Apretó el brazo de Scarlett como para excusarse y ésta la miró sorprendida. En aquel momento no pensaba en Charles. Pensaba en Ashley. ¿Si muriese también él? Se volvió de prisa y sonrió automáticamente al doctor Meade, que se acercaba al mostrador.
—Valientes muchachas —dijo saludándolas—. Han sido muy gentiles en venir. Sé que para ustedes ha sido un sacrificio; todo sea por la Causa. Ahora les diré un secreto. He encontrado un modo de hacer dinero para el hospital, pero temo que alguna señora se escandalizará. Se detuvo y sonrió mientras se rascaba la barbilla caprina. —¿Qué es? ¡Díganoslo, sea bueno!
—Verdaderamente, es mejor dejarlo adivinar. Pero vosotras, muchachas, deberíais defenderme si los miembros de la Iglesia proponen expulsarme de la ciudad por esto. Por lo demás, es para el hospital. Ya veréis. No se ha hecho nunca nada de este género.
Prosiguió pomposamente hacia un grupo de «carabinas» instaladas en un ángulo y, mientras las dos jóvenes discutían la posibilidad de aquel secreto, se acercaron dos señores de edad, los cuales dijeron en voz muy alta que deseaban diez metros de encajes. «¡Bah, mejor son viejos que nada!», pensó Scarlett midiendo el encaje y resignándose púdicamente a ser acariciada en las mejillas. Los viejos se volvieron hacia el mostrador de los refrescos y otros ocuparon sus puestos. Su mostrador no tenía tantos clientes como los otros, donde resonaban las risas agudas de Maybelle Merriwether y la risita opaca de Fanny Elsing y las alegres respuestas de las muchachas Whiting. Melanie vendía objetos inútiles a los hombres que no sabían qué hacer con ellos, tranquila y serena como un comerciante, y Scarlett ajustaba su talante al de su cuñada.
Delante de todos los mostradores, exceptuando el suyo, había corros de muchachas que charlaban y de hombres que compraban. Los pocos que se acercaban al suyo hablaban de la propia camaradería universitaria con Ashley; decían que era un soldado valiente, o bien mencionaban respetuosamente a Charles, afirmando que su muerte fue una gran pérdida para Atlanta.
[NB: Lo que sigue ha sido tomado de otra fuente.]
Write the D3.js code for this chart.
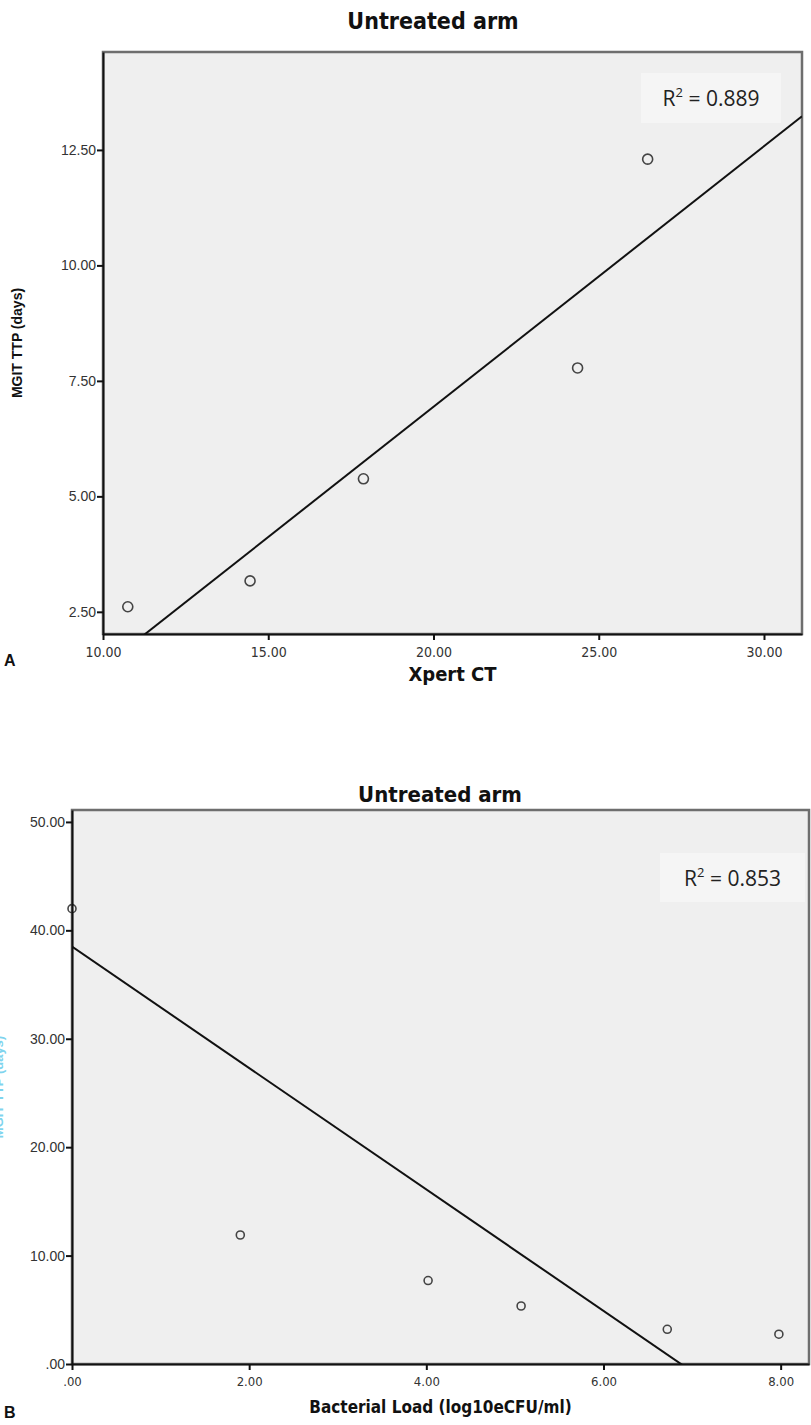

La música empezó el ritmo animado de
Johnny Booker, ayuda a este negro
y a Scarlett le dieron ganas de gritar. Deseaba bailar. Sentía necesidad de ello. Miró al otro lado del salón y golpeó el suelo con los pies; sus ojos ardían con una llama verde. A través de la sala vio a un hombre recién llegado y aún detenido en el umbral de la puerta; se sobresaltó al reconocerle y observó atentamente aquellos ojos de corte oblicuo en su rostro terco y rebelde. Sonrió éste comprendiendo la invitación de Scarlett, que cualquier hombre habría podido ver.